Picture yourself blowing gently across the top of a bottle. Your lips form a small, round circle. This is very close to the shape you need for the Mandarin vowel 'o'. It is a rounded vowel that appears in many common syllables.
The Round Window Analogy
Think of your lips as a small, round window. When you produce the sound 'o', that window must stay perfectly circular. Your lips push forward slightly, as if you are about to whistle but stop just before the air escapes. If your lips flatten or spread, the sound will shift into a different vowel entirely.
Physical Positioning
To produce a clear 'o' sound, pay attention to these physical details:
- Lips: Round them into a small circle and push them slightly forward.
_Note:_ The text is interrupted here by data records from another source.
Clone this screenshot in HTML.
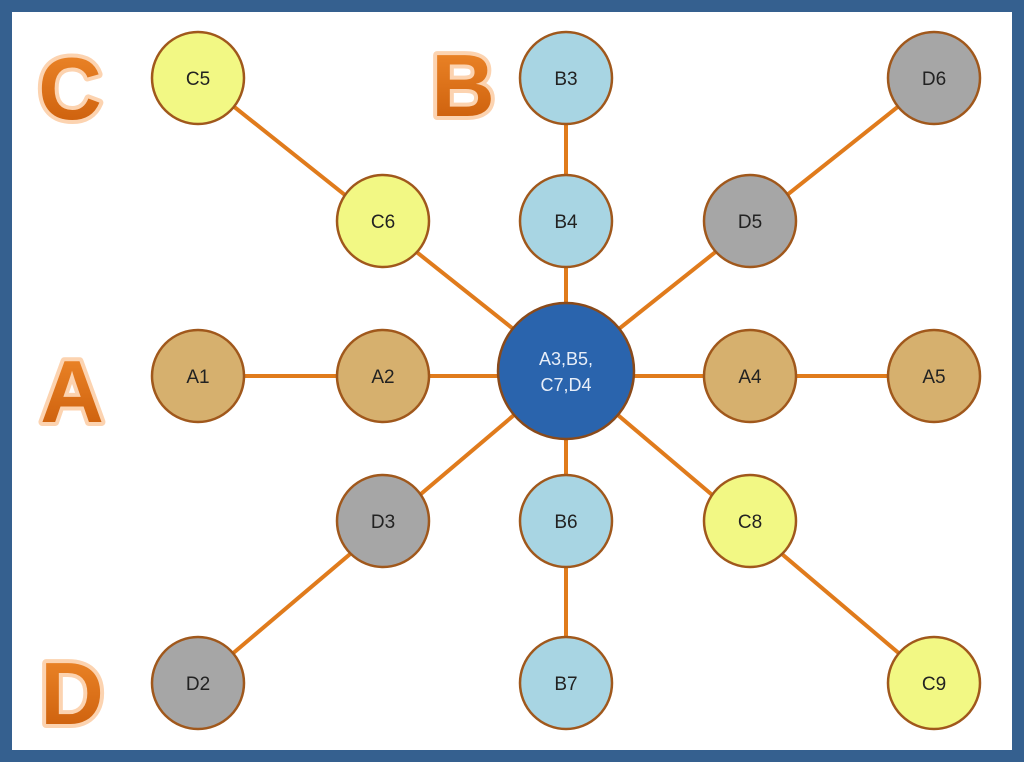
<!DOCTYPE html><html><head><style>body{margin:0}svg{display:block}</style></head><body>
<svg width="1024" height="762" xmlns="http://www.w3.org/2000/svg" font-family="Liberation Sans, sans-serif">
<defs><linearGradient id="g" x1="0" y1="0" x2="0" y2="1"><stop offset="0" stop-color="#f08a2c"/><stop offset="1" stop-color="#c85a08"/></linearGradient></defs>
<rect width="1024" height="762" fill="#35608f"/>
<rect x="12" y="12" width="1000" height="738" fill="#fff"/>
<g stroke="#e07b1c" stroke-width="4">
<line x1="198" y1="78" x2="566" y2="371"/><line x1="934" y1="78" x2="566" y2="371"/>
<line x1="198" y1="683" x2="566" y2="371"/><line x1="934" y1="683" x2="566" y2="371"/>
<line x1="566" y1="78" x2="566" y2="683"/><line x1="198" y1="376" x2="934" y2="376"/>
</g>
<g stroke="#a0581c" stroke-width="2.5" font-size="19" text-anchor="middle">
<g fill="#f2f884"><circle cx="198" cy="78" r="46"/><circle cx="383" cy="221" r="46"/><circle cx="750" cy="521" r="46"/><circle cx="934" cy="683" r="46"/></g>
<g fill="#a8d5e3"><circle cx="566" cy="78" r="46"/><circle cx="566" cy="221" r="46"/><circle cx="566" cy="521" r="46"/><circle cx="566" cy="683" r="46"/></g>
<g fill="#a6a6a6"><circle cx="934" cy="78" r="46"/><circle cx="750" cy="221" r="46"/><circle cx="383" cy="521" r="46"/><circle cx="198" cy="683" r="46"/></g>
<g fill="#d6b06e"><circle cx="198" cy="376" r="46"/><circle cx="383" cy="376" r="46"/><circle cx="750" cy="376" r="46"/><circle cx="934" cy="376" r="46"/></g>
<circle cx="566" cy="371" r="68" fill="#2a64ad" stroke="#8a4a1a"/>
</g>
<g font-size="19" text-anchor="middle" fill="#222">
<text x="198" y="85">C5</text><text x="383" y="228">C6</text><text x="750" y="528">C8</text><text x="934" y="690">C9</text>
<text x="566" y="85">B3</text><text x="566" y="228">B4</text><text x="566" y="528">B6</text><text x="566" y="690">B7</text>
<text x="934" y="85">D6</text><text x="750" y="228">D5</text><text x="383" y="528">D3</text><text x="198" y="690">D2</text>
<text x="198" y="383">A1</text><text x="383" y="383">A2</text><text x="750" y="383">A4</text><text x="934" y="383">A5</text>
<text x="566" y="365" fill="#e8eef8" font-size="18">A3,B5,</text><text x="566" y="391" fill="#e8eef8" font-size="18">C7,D4</text>
</g>
<g font-size="88" font-weight="bold" text-anchor="middle" fill="url(#g)" stroke="#fcd3b0" stroke-width="8" stroke-linejoin="round" paint-order="stroke">
<text x="70" y="119">C</text><text x="463" y="116">B</text><text x="72" y="422">A</text><text x="72" y="724">D</text>
</g>
</svg></body></html>
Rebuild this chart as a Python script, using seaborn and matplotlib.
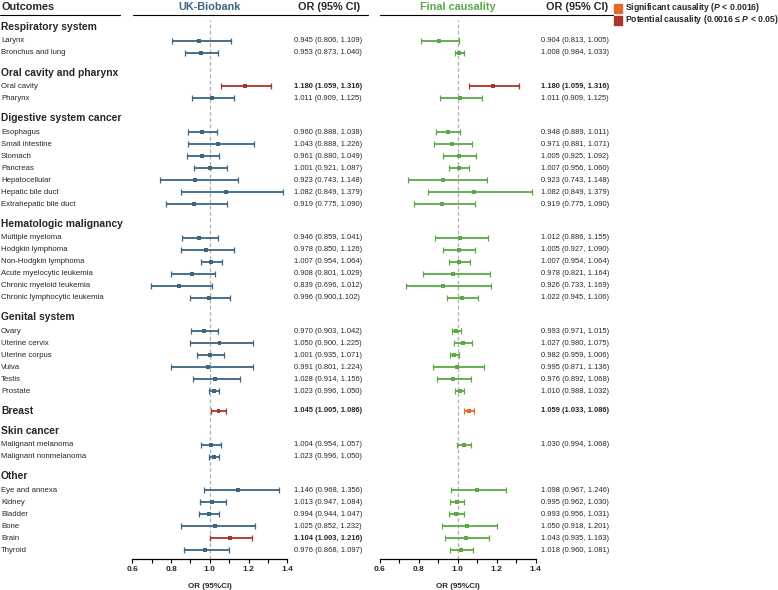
import matplotlib
matplotlib.use("Agg")
import matplotlib.pyplot as plt
import seaborn as sns
import pandas as pd
import numpy as np
from matplotlib.transforms import blended_transform_factory
from matplotlib.lines import Line2D
from matplotlib.patches import Rectangle

# rows: kind = group header / item / header that also carries data (Breast)
labels = ["Respiratory system", "Larynx", "Bronchus and lung",
          "Oral cavity and pharynx", "Oral cavity", "Pharynx",
          "Digestive system cancer", "Esophagus", "Small intestine", "Stomach", "Pancreas",
          "Hepatocellular", "Hepatic bile duct", "Extrahepatic bile duct",
          "Hematologic malignancy", "Multiple myeloma", "Hodgkin lymphoma", "Non-Hodgkin lymphoma",
          "Acute myelocytic leukemia", "Chronic myeloid leukemia", "Chronic lymphocytic leukemia",
          "Genital system", "Ovary", "Uterine cervix", "Uterine corpus", "Vulva", "Testis", "Prostate",
          "Breast",
          "Skin cancer", "Malignant melanoma", "Malignant nonmelanoma",
          "Other", "Eye and annexa", "Kidney", "Bladder", "Bone", "Brain", "Thyroid"]
kinds = ["group", "item", "item",
         "group", "item", "item",
         "group", "item", "item", "item", "item", "item", "item", "item",
         "group", "item", "item", "item", "item", "item", "item",
         "group", "item", "item", "item", "item", "item", "item",
         "groupitem",
         "group", "item", "item",
         "group", "item", "item", "item", "item", "item", "item"]

nan = np.nan
uk_or = [nan, 0.945, 0.953, nan, 1.180, 1.011, nan, 0.960, 1.043, 0.961, 1.001, 0.923, 1.082, 0.919,
         nan, 0.946, 0.978, 1.007, 0.908, 0.839, 0.996, nan, 0.970, 1.050, 1.001, 0.991, 1.028, 1.023,
         1.045, nan, 1.004, 1.023, nan, 1.146, 1.013, 0.994, 1.025, 1.104, 0.976]
uk_lo = [nan, 0.806, 0.873, nan, 1.059, 0.909, nan, 0.888, 0.888, 0.880, 0.921, 0.743, 0.849, 0.775,
         nan, 0.859, 0.850, 0.954, 0.801, 0.696, 0.900, nan, 0.903, 0.900, 0.935, 0.801, 0.914, 0.996,
         1.005, nan, 0.954, 0.996, nan, 0.968, 0.947, 0.944, 0.852, 1.003, 0.868]
uk_hi = [nan, 1.109, 1.040, nan, 1.316, 1.125, nan, 1.038, 1.226, 1.049, 1.087, 1.148, 1.379, 1.090,
         nan, 1.041, 1.126, 1.064, 1.029, 1.012, 1.102, nan, 1.042, 1.225, 1.071, 1.224, 1.156, 1.050,
         1.086, nan, 1.057, 1.050, nan, 1.356, 1.084, 1.047, 1.232, 1.216, 1.097]
uk_status = ["", "none", "none", "", "pot", "none", "", "none", "none", "none", "none", "none", "none", "none",
             "", "none", "none", "none", "none", "none", "none", "", "none", "none", "none", "none", "none", "none",
             "pot", "", "none", "none", "", "none", "none", "none", "none", "pot", "none"]

fc_or = [nan, 0.904, 1.008, nan, 1.180, 1.011, nan, 0.948, 0.971, 1.005, 1.007, 0.923, 1.082, 0.919,
         nan, 1.012, 1.005, 1.007, 0.978, 0.926, 1.022, nan, 0.993, 1.027, 0.982, 0.995, 0.976, 1.010,
         1.059, nan, 1.030, nan, nan, 1.098, 0.995, 0.993, 1.050, 1.043, 1.018]
fc_lo = [nan, 0.813, 0.984, nan, 1.059, 0.909, nan, 0.889, 0.881, 0.925, 0.956, 0.743, 0.849, 0.775,
         nan, 0.886, 0.927, 0.954, 0.821, 0.733, 0.945, nan, 0.971, 0.980, 0.959, 0.871, 0.892, 0.988,
         1.033, nan, 0.994, nan, nan, 0.967, 0.962, 0.956, 0.918, 0.935, 0.960]
fc_hi = [nan, 1.005, 1.033, nan, 1.316, 1.125, nan, 1.011, 1.071, 1.092, 1.060, 1.148, 1.379, 1.090,
         nan, 1.155, 1.090, 1.064, 1.164, 1.169, 1.106, nan, 1.015, 1.075, 1.006, 1.136, 1.068, 1.032,
         1.086, nan, 1.068, nan, nan, 1.246, 1.030, 1.031, 1.201, 1.163, 1.081]
fc_status = ["", "none", "none", "", "pot", "none", "", "none", "none", "none", "none", "none", "none", "none",
             "", "none", "none", "none", "none", "none", "none", "", "none", "none", "none", "none", "none", "none",
             "sig", "", "none", "", "", "none", "none", "none", "none", "none", "none"]

# text overrides where the source prints differently
uk_text_override = {"Chronic lymphocytic leukemia": "0.996 (0.900,1.102)"}

UK_BLUE = "#3d6481"
GREEN = "#5aa846"
SIG = "#e0692c"
POT = "#a8342c"

W, H = 778, 590
sns.set_style("white")
plt.rcParams["font.family"] = ["Liberation Sans", "DejaVu Sans"]
plt.rcParams["mathtext.fontset"] = "custom"
plt.rcParams["mathtext.bfit"] = "Liberation Sans:italic:bold"
plt.rcParams["mathtext.it"] = "Liberation Sans:italic"

# vertical positions from the row structure
ys = []
y = 0.0
prev = None
for k in kinds:
    if prev is None:
        y = 0.0
    elif k in ("group", "groupitem"):
        y += 1.65
    elif prev == "group":
        y += 1.15
    else:
        y += 1.0
    ys.append(y)
    prev = k

PX_PER_ROW = 12.0
Y0_PX = 27.0
AX_TOP_PX, AX_BOT_PX = 20.0, 559.3
ylim = ((AX_BOT_PX - Y0_PX) / PX_PER_ROW, -(Y0_PX - AX_TOP_PX) / PX_PER_ROW)

fig = plt.figure(figsize=(W / 100, H / 100), dpi=100)


def make_ax(left_px, right_px):
    return fig.add_axes([left_px / W, 1 - AX_BOT_PX / H, (right_px - left_px) / W,
                         (AX_BOT_PX - AX_TOP_PX) / H])


def forest(ax, ors, los, his, status, base_color):
    df = pd.DataFrame({"OR": ors, "lo": los, "hi": his, "y": ys, "status": status}).dropna()
    palette = {"none": base_color, "sig": SIG, "pot": POT}
    for st, sub in df.groupby("status"):
        ax.errorbar(sub["OR"], sub["y"], xerr=[sub["OR"] - sub["lo"], sub["hi"] - sub["OR"]],
                    fmt="none", ecolor=palette[st], elinewidth=1.3, capsize=2.2, capthick=0.9)
    sns.scatterplot(data=df, x="OR", y="y", hue="status", palette=palette, marker="s",
                    s=8, linewidth=0, legend=False, ax=ax, zorder=3)
    ax.axvline(1.0, color="#b0b0b0", linestyle=(0, (3, 2)), linewidth=0.9, zorder=0)
    ax.set_xlim(0.6, 1.4)
    ax.set_ylim(*ylim)
    ax.set_xticks([0.6, 0.8, 1.0, 1.2, 1.4])
    ax.set_xticks(np.arange(0.6, 1.41, 0.1), minor=True)
    ax.set_xticklabels(["0.6", "0.8", "1.0", "1.2", "1.4"], fontweight="bold", fontsize=6)
    ax.tick_params(axis="x", which="both", direction="out", length=3, width=0.8, pad=2,
                   bottom=True, color="black")
    ax.set_yticks([])
    for s in ["top", "right", "left"]:
        ax.spines[s].set_visible(False)
    ax.spines["bottom"].set_linewidth(0.9)
    ax.spines["bottom"].set_color("black")
    ax.set_xlabel("OR (95%CI)", fontweight="bold", fontsize=5.8, labelpad=7)
    ax.set_ylabel("")
    ax.patch.set_alpha(0)


ax_uk = make_ax(132.3, 287.3)
ax_fc = make_ax(379.7, 535.7)
forest(ax_uk, uk_or, uk_lo, uk_hi, uk_status, UK_BLUE)
forest(ax_fc, fc_or, fc_lo, fc_hi, fc_status, GREEN)

tr = blended_transform_factory(fig.transFigure, ax_uk.transData)
for i, lab in enumerate(labels):
    k = kinds[i]
    if k in ("group", "groupitem"):
        fig.text(1 / W, ys[i], lab, transform=tr, fontsize=7.4, fontweight="bold", va="center")
    else:
        fig.text(1 / W, ys[i], lab, transform=tr, fontsize=5.6, va="center")
    if not np.isnan(uk_or[i]):
        t = uk_text_override.get(lab, f"{uk_or[i]:.3f} ({uk_lo[i]:.3f}, {uk_hi[i]:.3f})")
        fig.text(294.5 / W, ys[i], t, transform=tr, fontsize=5.4, va="center",
                 fontweight="bold" if uk_status[i] != "none" else "normal")
    if not np.isnan(fc_or[i]):
        t = f"{fc_or[i]:.3f} ({fc_lo[i]:.3f}, {fc_hi[i]:.3f})"
        fig.text(541 / W, ys[i], t, transform=tr, fontsize=5.4, va="center",
                 fontweight="bold" if fc_status[i] != "none" else "normal")

# header row
hy = 1 - 6.5 / H
fig.text(1 / W, hy, "Outcomes", fontsize=7.8, fontweight="bold", va="center")
fig.text(210 / W, hy, "UK-Biobank", fontsize=7.8, fontweight="bold", va="center", ha="center",
         color=UK_BLUE)
fig.text(298 / W, hy, "OR (95% CI)", fontsize=7.8, fontweight="bold", va="center")
fig.text(457.5 / W, hy, "Final causality", fontsize=7.8, fontweight="bold", va="center",
         ha="center", color=GREEN)
fig.text(546 / W, hy, "OR (95% CI)", fontsize=7.8, fontweight="bold", va="center")
ly = 1 - 15 / H
for x0, x1 in [(0, 120), (133, 368), (380, 613)]:
    fig.add_artist(Line2D([x0 / W, x1 / W], [ly, ly], color="black", linewidth=0.8))

# legend
leg_items = [(SIG, r"Significant causality ($\mathbfit{P}$ < 0.0016)"),
             (POT, r"Potential causality (0.0016 ≤ $\mathbfit{P}$ < 0.05)")]
for j, (c, t) in enumerate(leg_items):
    yc = 8 + 12 * j
    fig.add_artist(Rectangle((613.5 / W, 1 - (yc + 4.5) / H), 8 / W, 9 / H, color=c,
                             transform=fig.transFigure))
    fig.text(625 / W, 1 - yc / H, t, fontsize=6.2, fontweight="bold", va="center")

fig.savefig("out.png", dpi=100)
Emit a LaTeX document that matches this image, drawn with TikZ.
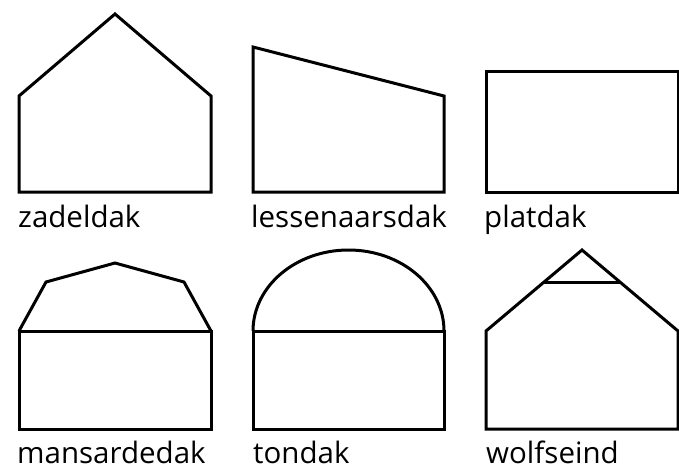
\documentclass[tikz,border=0pt]{standalone}
\usepackage{fontspec}
\setmainfont{Open Sans}
\begin{document}
\begin{tikzpicture}[x=1pt,y=-1pt,
  shape line/.style={draw=black,line width=3pt,line join=miter},
  lbl/.style={anchor=base west,inner sep=0pt,font=\fontsize{29.5}{32}\selectfont}]
\useasboundingbox (0,0) rectangle (679,473);
% zadeldak
\draw[shape line] (19,96) -- (115,14) -- (211,96) -- (211,192) -- (19,192) -- cycle;
\node[lbl] (l1) at (18,227) {zadeldak};
% lessenaarsdak
\draw[shape line] (253,47) -- (444,96) -- (444,192) -- (253,192) -- cycle;
\node[lbl] (l2) at (251,227) {lessenaarsdak};
% platdak
\draw[shape line] (486,72) rectangle (678,192);
\node[lbl] (l3) at (484,227) {platdak};
% mansardedak
\draw[shape line] (19,331) rectangle (211,429);
\draw[shape line] (19,331) -- (46,282) -- (115,263) -- (184,282) -- (211,331);
\node[lbl] (l4) at (17,463) {mansardedak};
% tondak
\draw[shape line] (253,331) rectangle (444,429);
\draw[shape line] (253,331) arc[start angle=180,end angle=360,x radius=95.5,y radius=81];
\node[lbl] (l5) at (253,463) {tondak};
% wolfseind
\draw[shape line] (486,331) -- (582,250) -- (678,331) -- (678,429) -- (486,429) -- cycle;
\draw[shape line] (543,282) -- (620,282);
\node[lbl] (l6) at (486,463) {wolfseind};
\end{tikzpicture}
\end{document}
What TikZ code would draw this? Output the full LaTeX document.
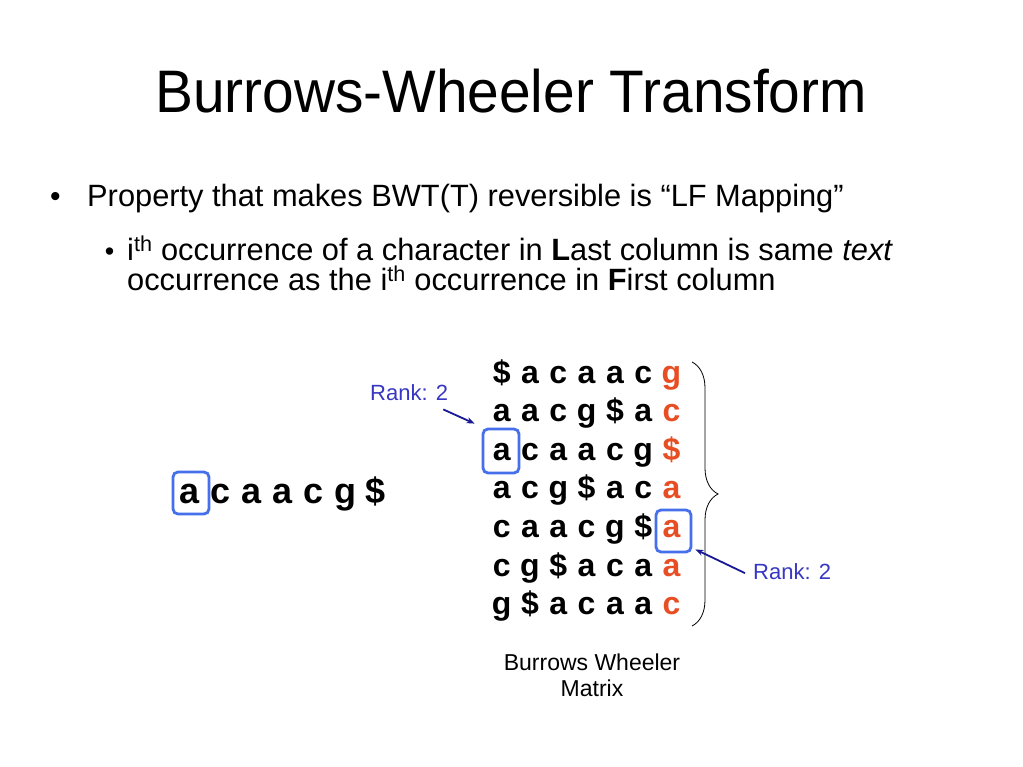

- Mouth: Open your mouth to a medium width. Not as wide as 'a', but not nearly closed.
- Tongue: Pull the body of your tongue back and raise it to a mid-height position. It should hover in the middle of your mouth, not touching the roof or the floor.
- Jaw: Keep your jaw relaxed. It should drop just enough to allow the rounded shape to form.
Where You Will Find It
The vowel 'o' most often appears after the labial initials 'b', 'p', 'm', and 'f'. Listen for it in these examples:
- bō (Wave): Keep the lips rounded throughout.
- mò (Ink): Notice the lips stay forward even as the tone falls.
- pó (Grandmother): The rising tone does not change your lip shape.
A Common Mistake
Many learners let their lips relax too early. The rounded shape must hold steady from the start of the vowel to the very end. If the rounding fades, the sound drifts toward 'a' or 'e'. Practice in front of a mirror. Watch your lips. They should look like a small circle for the entire duration of the sound.
The Hidden Glide in bo, po, mo, fo
Here is something the spelling hides. When o follows the lip consonants b, p, m, and f, it is not a pure, single o. A faint u-like glide sneaks in at the start, so bo is really closer to buo and mo to muo. You do not need to write that glide; it happens naturally as your rounded lips open from the consonant into the vowel. Knowing it is there stops you from forcing a flat, hard o and keeps these syllables sounding smooth and native.
Building Your Sound Library
The vowel 'o' is the second pure vowel in your Mandarin toolkit. Paired with 'a', you now have two distinct mouth shapes: one wide and open, one round and forward. This contrast is the beginning of vowel awareness, a skill that will serve you through every stage of Pinyin mastery.